Mining Electronic Medical Records
The second speaker, Bryant England, MD, PhD, associate professor in the Division of Rheumatology, University of Nebraska Medical Center, Omaha, began his talk by discussing the issue of wide variability in estimates of RA-ILD incidence and prevalence. Such variations raise questions: Are we over- or underdiagnosing RA-ILD? How wide is the spectrum of RA-ILD disease? One topic on which general agreement exists is that clinicians must seek to identify RA-ILD as early as possible to have any hope of reducing mortality (of note, the median survival for patients with RA-ILD is 3–10 years).5
Dr. England pointed out that electronic medical record systems contain a wealth of clinical information, and, using the correct algorithmic techniques, this data could be harnessed to better identify patients with RA-ILD. In a 2020 study on this matter, Dr. England et al. used the records of more than 500 patients with RA from the Veterans Affairs administrative data sets and identified patients with RA-ILD based on International Classification of Diseases Ninth Revision (ICD-9) and Tenth Revision (ICD-10) codes. They then characterized the performance of administrative algorithms for identifying RA-ILD compared with doing so by a detailed chart review. The authors found that the best performing algorithm was the one that incorporated at least two ILD diagnosis codes 30 days apart, a pulmonologist diagnosis or CT/pulmonary function test (PFT) evidence of ILD prior to the rheumatologist’s diagnosis and exclusion of other ILD causes.6
In a separate study, Dr. England et al. furthered their work on RA-ILD algorithms by applying text mining techniques to HRCT reports.
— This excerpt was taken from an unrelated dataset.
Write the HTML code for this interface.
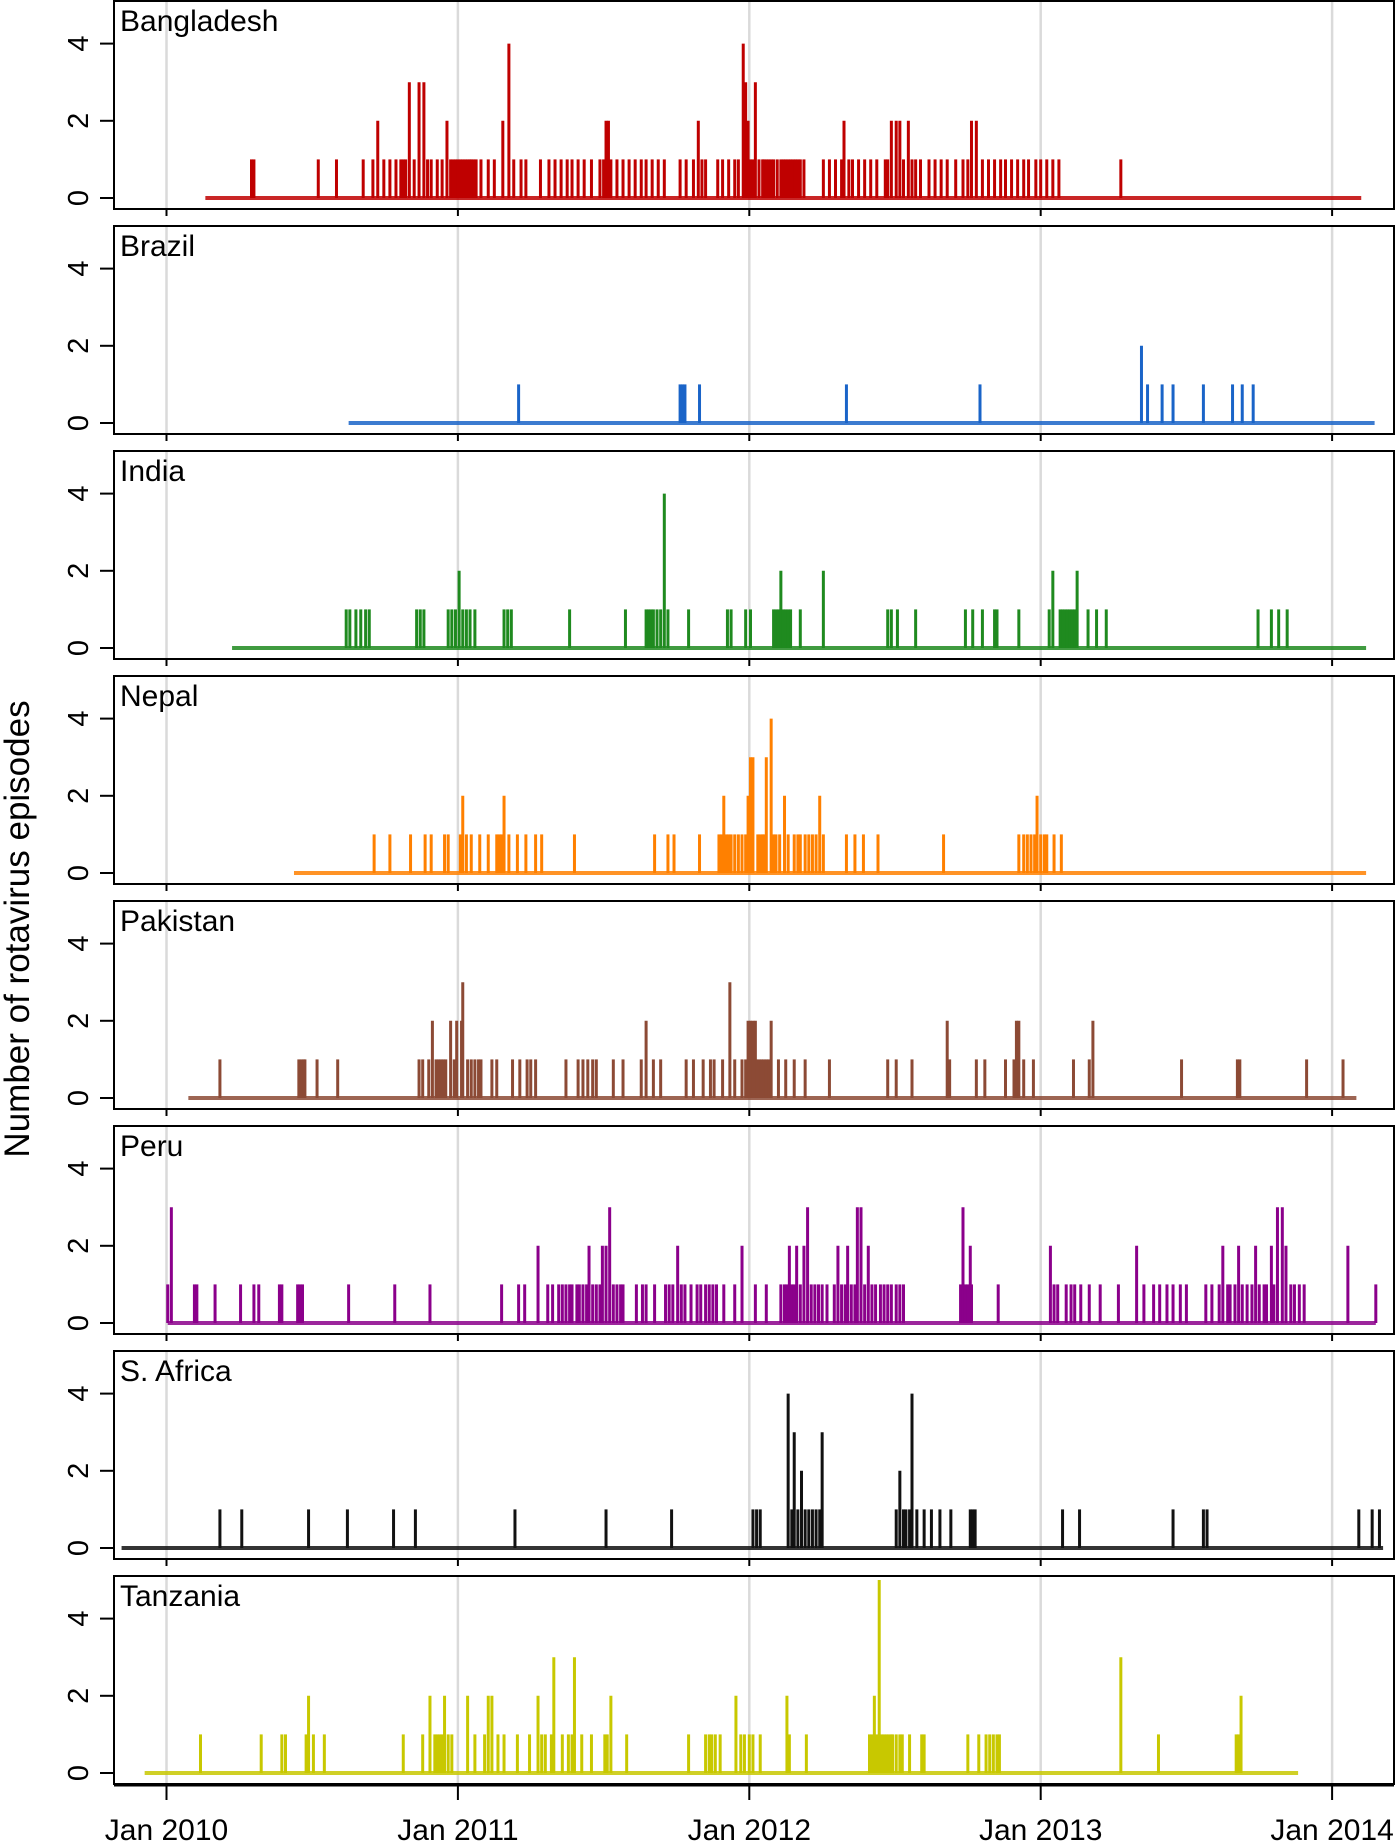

In this study, patients with RA-ILD were identified and ILD-related terms, such as reticulation, ground glass, honeycomb and interstitial, were identified in CT chest reports by natural language processing software. Importantly, the researchers made sure to confirm that no negating terms were around these words (i.e., such phrases as no honeycombing or absence of reticulations). By combining ILD-related terms from CT reports with administrative algorithms, the positive predictive value for identifying RA-ILD exceeded 90%.7 Projects like these are important to think about identifying RA-ILD in real-world scenarios; frequently, patients with RA present to their primary care doctor with cough or other vague pulmonary symptoms and undergo CT chest imaging. Dr. England asked the audience to picture this scenario and add the element of an artificial intelligence system working in the background, culling radiology reports from such patients and flagging any with potential concern for RA-ILD, prompting the treating rheumatologist to order PFTs and consider a pulmonology referral.